Creole General: P.G.T. Beauregard
Few Civil War Generals attracted as much debate and controversy as Pierre Gustav Toutant Beauregard. He combined brilliance and charisma with arrogance and histrionics. He was a Catholic Creole in a society dominated by white Protestants, which made him appear exotic next to the likes of Albert Sidney Johnston and Robert E. Lee
He was reviled by Jefferson Davis and often mocked by Mary Chesnut in her diary. Yet, he was popular with his soldiers and subordinates. Outside of Lee, he was the South’s most consistently successful army commander. Yet, he lived his life in the shadow of his one major defeat: Shiloh. After the war he was a successful railroad executive and took a stand against racism, violence, and corruption during Reconstruction. Yet, he was ousted from both railroads he oversaw and his foray into reconstruction politics came to naught. His was a life of contradictions and dreams unrealized.

Louisiana Regiments at Shiloh
Over 6,000 Louisiana men fought at Shiloh, more than any other battle of the war. They were the most diverse regiments in the Confederacy. Some took their orders in Creole French, while other units were made up of almost entirely Irish, German, and other nationalities. Cajuns and men from the pinewood region were also common. The regiments included the wealthy elite and dock-workers from the dangerous wharfs of the Mississippi River. They also had diverse experiences at Shiloh, including many friendly fire incidents and hopeless charges. These regiments formed the corps of 2 brigades which saw service on both sides of the Mississippi.

Grant’s Left Hook: The Bermuda Hundred Campaign
In 1864 Ulysses S. Grant initially wanted to follow a strategy similar to George B. McClellan’s Peninsula Campaign. Realizing it was not what the Republican politicians wanted, Grant compromised and sent the 40,000 man Army of the Jame under the command of Benjamin Butler to stop the flow of reinforcements and capture Richmond if possible. Despite initial success, Butler was defeated by P.G.T. Beauregard in one of the South’s last major strategic victories.
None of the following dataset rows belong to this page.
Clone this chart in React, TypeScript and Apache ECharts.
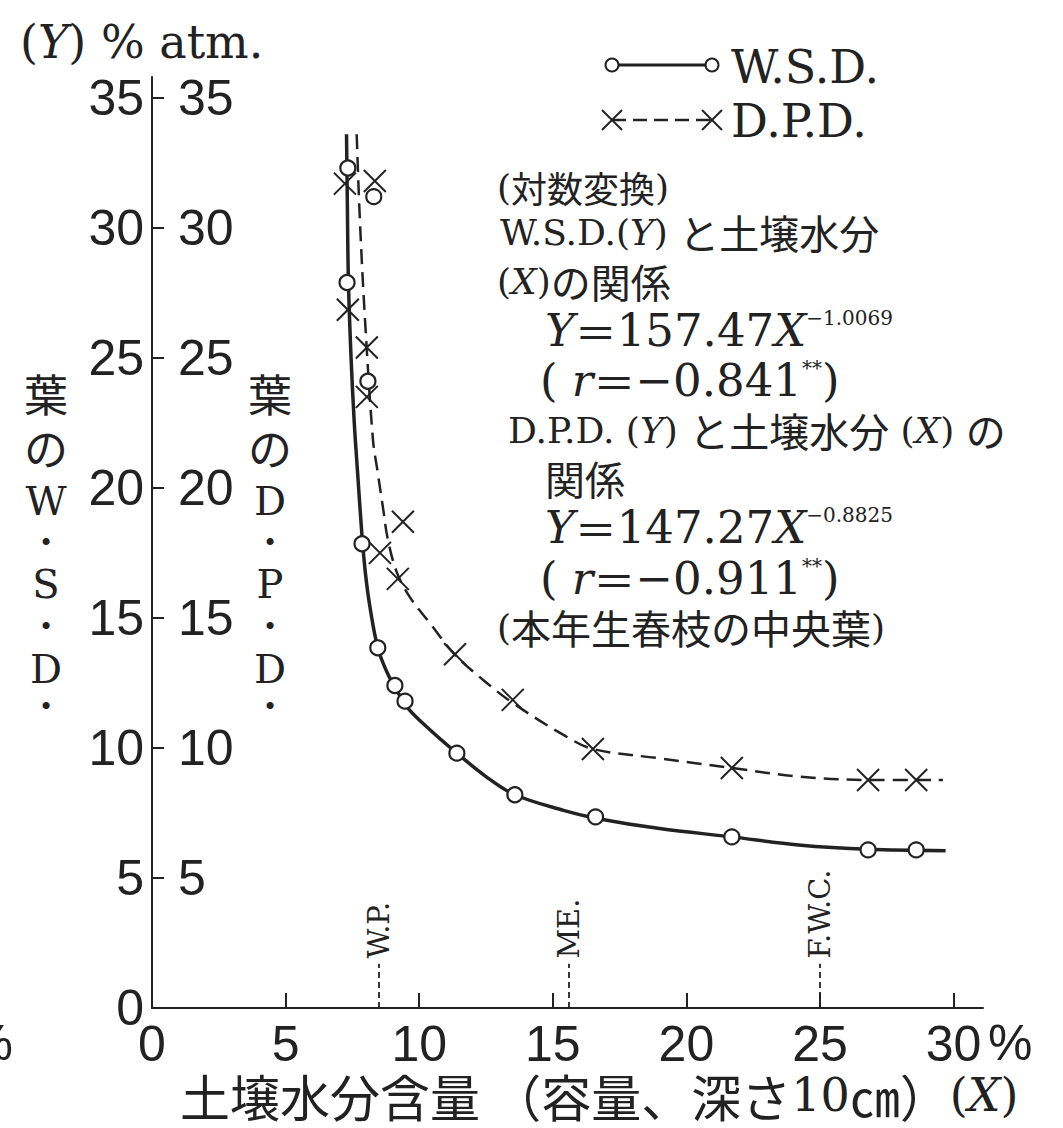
import React, { useEffect, useRef } from "react";
import * as echarts from "echarts";

// ---- axis ticks ----
const xTickValues = [0, 5, 10, 15, 20, 25, 30];
const yTickValues = [0, 5, 10, 15, 20, 25, 30, 35];
const yInnerLabelValues = [5, 10, 15, 20, 25, 30, 35];

// ---- observed points ----
const wsdPointX = [7.33, 8.3, 7.3, 8.08, 7.86, 8.45, 9.09, 9.47, 11.41, 13.58, 16.6, 21.7, 26.8, 28.6];
const wsdPointY = [32.3, 31.2, 27.9, 24.1, 17.85, 13.85, 12.4, 11.8, 9.8, 8.2, 7.35, 6.58, 6.08, 6.08];
const dpdPointX = [7.22, 8.34, 7.33, 8.04, 8.04, 9.39, 8.53, 9.2, 11.34, 13.5, 16.5, 21.7, 26.8, 28.6];
const dpdPointY = [31.7, 31.8, 26.85, 25.4, 23.5, 18.7, 17.5, 16.5, 13.6, 11.85, 9.96, 9.23, 8.77, 8.77];

// ---- fitted curves (traced) ----
const wsdCurveX = [7.28, 7.31, 7.35, 7.45, 7.57, 7.7, 7.8, 7.88, 8.0, 8.16, 8.45, 8.8, 9.17, 9.6, 10.4, 11.41, 12.5, 13.58, 15.4, 16.6, 19.0, 21.7, 24.2, 26.8, 29.7];
const wsdCurveY = [33.6, 31.0, 28.0, 25.0, 22.5, 20.5, 19.0, 17.9, 16.6, 15.4, 13.85, 12.9, 12.2, 11.5, 10.7, 9.8, 8.9, 8.2, 7.6, 7.3, 6.9, 6.58, 6.27, 6.1, 6.05];
const dpdCurveX = [7.66, 7.78, 7.97, 8.27, 8.45, 8.64, 8.83, 9.17, 9.65, 10.4, 11.34, 12.53, 13.5, 15.4, 16.5, 19.0, 21.7, 24.2, 26.8, 29.6];
const dpdCurveY = [33.6, 30.3, 26.5, 21.85, 20.58, 19.27, 18.0, 16.73, 15.8, 14.8, 13.58, 12.5, 11.73, 10.5, 9.96, 9.6, 9.23, 8.9, 8.77, 8.77];

// ---- reference moisture levels ----
const refLabels = ["W.P.", "ME.", "F.W.C."];
const refX = [8.5, 15.6, 25.0];

const INK = "#222";
const LATIN = '"DejaVu Serif", "Noto Sans CJK JP", serif';
const CJK = '"Noto Sans CJK JP", "DejaVu Serif", sans-serif';
const SANS = '"Liberation Sans", "DejaVu Sans", sans-serif';

const zip = (xs: number[], ys: number[]) => xs.map((x, i) => [x, ys[i]]);

const rich: any = {
  n: { fontFamily: LATIN, fontSize: 36, color: INK },
  i: { fontFamily: LATIN, fontSize: 36, fontStyle: "italic", color: INK },
  j: { fontFamily: CJK, fontSize: 40, color: INK },
  js: { fontFamily: CJK, fontSize: 36, color: INK },
  e: { fontFamily: LATIN, fontSize: 45, color: INK },
  ei: { fontFamily: LATIN, fontSize: 45, fontStyle: "italic", color: INK },
  ej: { fontFamily: CJK, fontSize: 42, color: INK },
  s: { fontFamily: LATIN, fontSize: 20, color: INK, verticalAlign: "top" },
  t: { fontFamily: LATIN, fontSize: 46, color: INK },
  ti: { fontFamily: LATIN, fontSize: 46, fontStyle: "italic", color: INK },
  a: { fontFamily: CJK, fontSize: 50, lineHeight: 50, color: INK },
  al: { fontFamily: LATIN, fontSize: 46, lineHeight: 50, color: INK },
  ai: { fontFamily: LATIN, fontSize: 46, lineHeight: 50, fontStyle: "italic", color: INK },
};

function txt(x: number, y: number, text: string, extra: any = {}) {
  return {
    type: "text",
    x,
    y,
    style: {
      text,
      rich,
      fill: INK,
      align: "left",
      verticalAlign: "middle",
      textAlign: "left",
      textVerticalAlign: "middle",
      ...extra,
    },
  };
}

function plain(x: number, y: number, text: string, fontSize: number, fontFamily: string, extra: any = {}) {
  return {
    type: "text",
    x,
    y,
    style: {
      text,
      fill: INK,
      font: `${fontSize}px ${fontFamily}`,
      fontSize,
      fontFamily,
      align: "center",
      verticalAlign: "middle",
      textAlign: "center",
      textVerticalAlign: "middle",
      ...extra,
    },
  };
}

function cross(cx: number, cy: number, s: number) {
  return {
    type: "group",
    children: [
      { type: "line", shape: { x1: cx - s, y1: cy - s, x2: cx + s, y2: cy + s }, style: { stroke: INK, lineWidth: 2 } },
      { type: "line", shape: { x1: cx - s, y1: cy + s, x2: cx + s, y2: cy - s }, style: { stroke: INK, lineWidth: 2 } },
    ],
  };
}

const leftTitleChars = ["葉", "の", "W", "•", "S", "•", "D", "•"];
const rightTitleChars = ["葉", "の", "D", "•", "P", "•", "D", "•"];
const titleYs = [393, 447, 500, 543, 583, 627, 668, 707];

function titleChar(x: number, y: number, c: string) {
  if (c === "•") return plain(x, y, c, 24, LATIN);
  if (/[A-Z]/.test(c)) return plain(x, y + 1, c, 40, LATIN);
  return plain(x, y, c, 44, CJK);
}

function staticGraphics(): any[] {
  const g: any[] = [];
  // top-left unit
  g.push(txt(20, 42, "{t|(}{ti|Y}{t|) % atm.}"));
  // vertical axis titles
  leftTitleChars.forEach((c, i) => g.push(titleChar(46, titleYs[i], c)));
  rightTitleChars.forEach((c, i) => g.push(titleChar(270, titleYs[i], c)));
  // legend
  g.push({ type: "line", shape: { x1: 612, y1: 65, x2: 712, y2: 65 }, style: { stroke: INK, lineWidth: 3 } });
  g.push({ type: "circle", shape: { cx: 612, cy: 65, r: 6.5 }, style: { fill: "#fff", stroke: INK, lineWidth: 2 } });
  g.push({ type: "circle", shape: { cx: 712, cy: 65, r: 6.5 }, style: { fill: "#fff", stroke: INK, lineWidth: 2 } });
  g.push({ type: "line", shape: { x1: 612, y1: 120, x2: 712, y2: 120 }, style: { stroke: INK, lineWidth: 2.5, lineDash: [14, 7] } });
  g.push(cross(612, 120, 10));
  g.push(cross(712, 120, 10));
  g.push(plain(731, 67, "W.S.D.", 46, LATIN, { align: "left", textAlign: "left" }));
  g.push(plain(731, 121, "D.P.D.", 46, LATIN, { align: "left", textAlign: "left" }));
  // annotation block
  g.push(txt(497, 187, "{n|(}{js|対数変換}{n|)}"));
  g.push(txt(500, 232, "{n|W.S.D.(}{i|Y}{n|) }{j|と土壌水分}"));
  g.push(txt(497, 281, "{n|(}{i|X}{n|)}{j|の関係}"));
  g.push(txt(545, 330, "{ei|Y}{ej|＝}{e|157.47}{ei|X}{s|−1.0069}"));
  g.push(txt(540, 380, "{e|( }{ei|r}{ej|＝}{e|−0.841}{s|**}{e|)}"));
  g.push(txt(508, 430, "{n|D.P.D. (}{i|Y}{n|) }{j|と土壌水分}{n| (}{i|X}{n|) }{j|の}"));
  g.push(txt(545, 478, "{j|関係}"));
  g.push(txt(545, 527, "{ei|Y}{ej|＝}{e|147.27}{ei|X}{s|−0.8825}"));
  g.push(txt(540, 578, "{e|( }{ei|r}{ej|＝}{e|−0.911}{s|**}{e|)}"));
  g.push(txt(497, 627, "{n|(}{j|本年生春枝の中央葉}{n|)}"));
  // x axis unit and title
  g.push(plain(988, 1043, "%", 50, SANS, { align: "left", textAlign: "left", lineHeight: 44 }));
  g.push(plain(13, 1043, "%", 50, SANS, { align: "right", textAlign: "right", lineHeight: 44 }));
  g.push(txt(180, 1095, "{a|土壌水分含量 （容量、深さ}{al|10}{a|㎝）}{al|(}{ai|X}{al|)}"));
  return g;
}

export default function App() {
  const ref = useRef<HTMLDivElement>(null);

  useEffect(() => {
    if (!ref.current) return;
    const chart = echarts.init(ref.current, null, { renderer: "svg" });

    const axisLabelBase = { color: INK, fontSize: 50, fontFamily: SANS };

    const option: any = {
      animation: false,
      backgroundColor: "#fff",
      grid: { left: 152, right: 80, top: 77, bottom: 120, containLabel: false },
      xAxis: {
        type: "value",
        min: 0,
        max: 31.1,
        interval: 5,
        splitLine: { show: false },
        axisLine: { show: true, lineStyle: { color: INK, width: 2 } },
        axisTick: { show: true, inside: true, length: 15, lineStyle: { color: INK, width: 2 }, customValues: xTickValues },
        axisLabel: { ...axisLabelBase, lineHeight: 44, margin: 14, customValues: xTickValues },
      },
      yAxis: [
        {
          type: "value",
          position: "left",
          min: 0,
          max: 35.8,
          interval: 5,
          splitLine: { show: false },
          axisLine: { show: true, lineStyle: { color: INK, width: 2 } },
          axisTick: { show: false },
          axisLabel: { ...axisLabelBase, margin: 8, customValues: yTickValues },
        },
        {
          type: "value",
          position: "left",
          offset: 0,
          min: 0,
          max: 35.8,
          interval: 5,
          splitLine: { show: false },
          axisLine: { show: false },
          axisTick: { show: true, inside: true, length: 12, lineStyle: { color: INK, width: 2 }, customValues: yInnerLabelValues },
          axisLabel: { ...axisLabelBase, inside: true, margin: 26, customValues: yInnerLabelValues },
        },
      ],
      series: [
        {
          name: "W.S.D. curve",
          type: "line",
          data: zip(wsdCurveX, wsdCurveY),
          smooth: 0.35,
          showSymbol: false,
          lineStyle: { color: INK, width: 3.5 },
          z: 2,
          silent: true,
        },
        {
          name: "D.P.D. curve",
          type: "line",
          yAxisIndex: 1,
          data: zip(dpdCurveX, dpdCurveY),
          smooth: 0.35,
          showSymbol: false,
          lineStyle: { color: INK, width: 2.5, type: [15, 8] },
          z: 2,
          silent: true,
        },
        {
          name: "W.S.D.",
          type: "scatter",
          data: zip(wsdPointX, wsdPointY),
          symbol: "circle",
          symbolSize: 15,
          itemStyle: { color: "#fff", borderColor: INK, borderWidth: 2.2, opacity: 1 },
          z: 5,
        },
        {
          name: "D.P.D.",
          type: "scatter",
          yAxisIndex: 1,
          data: zip(dpdPointX, dpdPointY),
          symbol: "path://M0,0L20,20M20,0L0,20",
          symbolSize: 22,
          itemStyle: { color: "none", borderColor: INK, borderWidth: 2, opacity: 1 },
          z: 4,
          markLine: {
            silent: true,
            symbol: "none",
            label: { show: false },
            lineStyle: { color: INK, width: 1.8, type: [6, 4] },
            data: refX.map((x) => [{ coord: [x, 0] }, { coord: [x, 1.7] }]),
          },
        },
      ],
    };

    chart.setOption(option);

    const refGraphics = refX.map((x, i) => {
      const p = chart.convertToPixel({ gridIndex: 0 }, [x, 1.9]) as number[];
      return {
        type: "text",
        x: p[0],
        y: p[1],
        rotation: Math.PI / 2,
        style: {
          text: refLabels[i],
          fill: INK,
          fontSize: 29,
          fontFamily: LATIN,
          font: `29px ${LATIN}`,
          align: "left",
          verticalAlign: "middle",
          textAlign: "left",
          textVerticalAlign: "middle",
        },
      };
    });

    chart.setOption({ graphic: { elements: [...staticGraphics(), ...refGraphics] } });

    return () => chart.dispose();
  }, []);

  return (
    <div
      ref={ref}
      style={{ position: "fixed", left: 0, top: 0, width: 1063, height: 1128, background: "#fff" }}
    />
  );
}
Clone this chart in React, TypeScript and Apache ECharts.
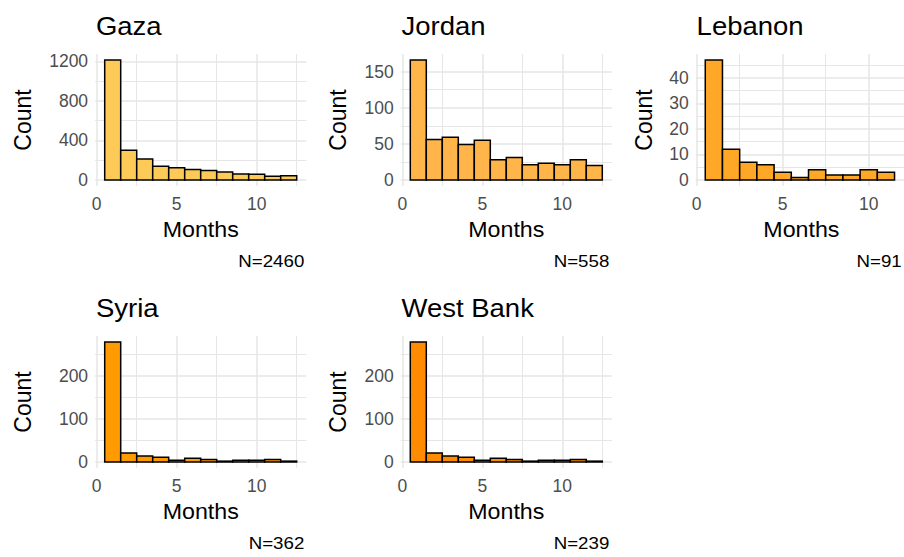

The Battle of Petersburg, June 15-18, 1864
The final act of Grant’s Overland Campaign was his drive to capture Petersburg. Despite having a numerical superiority that at one point was 5 to 1, Grant ad his generals failed to take the city in four days of heavy fighting, resulting in a long siege that put Abraham Lincoln’s reelection in jeopardy. The reasons for the defeat were exhaustion from hard fighting, a decimated officer corps, the extreme heat, and the generalship of P.G.T. Beauregard.

“They Came Only To Die”: The Battle of Nashville
On the cold hills south of Nashville an ad hoc Union army led by Goerge Thomas smashed John Bell Hood’s Army of Tennessee. The battle and subsequent pursuit destroyed the Confederacy’s western field army as a major force. Nashville, combined with Sherman’s March and Appomattox, ensured the Civil War would end before summer 1865. Often forgotten due to Ulysses Grant’s antipathy towards Thomas, and the fact that most of the battlefield is under suburban sprawl, Nashville was decisive and marked Thomas as one of the war’s top tacticians.

Ulysses S. Grant as a Military Commander
Proclaimed as either a drunken butcher or a military genius, Grant has always attracted praise and condemnation. Lost is the nuance of Grant’s personality and abilities. He combined a good grasp of strategy and operational maneuver with a dogged determination. In terms of logistics and his weakness for alcohol, he improved as the war went on. Yet, he was tactically deficient, preferred loyal commanders to capable ones, and lacked battlefield charisma. The portrait emerges of a highly talented but flawed commander, worthy of praise and study but not the current rash of hagiography.

“Only the Flag of the Union Greets the Sky”: Northern Generals and the Just Cause
Among scholars it is commonly believed that until recently the memory of the Civil War was dominated by the Lost Cause, leading many to erroneously think the South “lost the war but won the peace.” The North though did create a separate vision of the war, which I dubbed the Just Cause. It emphasized nationalism, patriotism, unification on Northern terms, and free labor. This memory was for a long time the creed of America and has a complicated legacy. Much of the creed was forged by Union generals such as Ulysses S. Grant, Joshua Lawrence Chamberlain, William Tecumseh Sherman, and Abner Doubleday.

The American Civil War in the Age of Horse & Musket
Often thought of as the first “modern” war, the American Civil War was among the last in which linear tactics were used. Only in 1866 were rapid fire weapons used in mass in the Austro-Prussian War, which led to a true revolution in tactics. The battles of the Civil War had more in common with Fontenoy than with Verdun, making it less a transition and more the last bow of a mode of fighting that had dominated the western world since roughly 1685.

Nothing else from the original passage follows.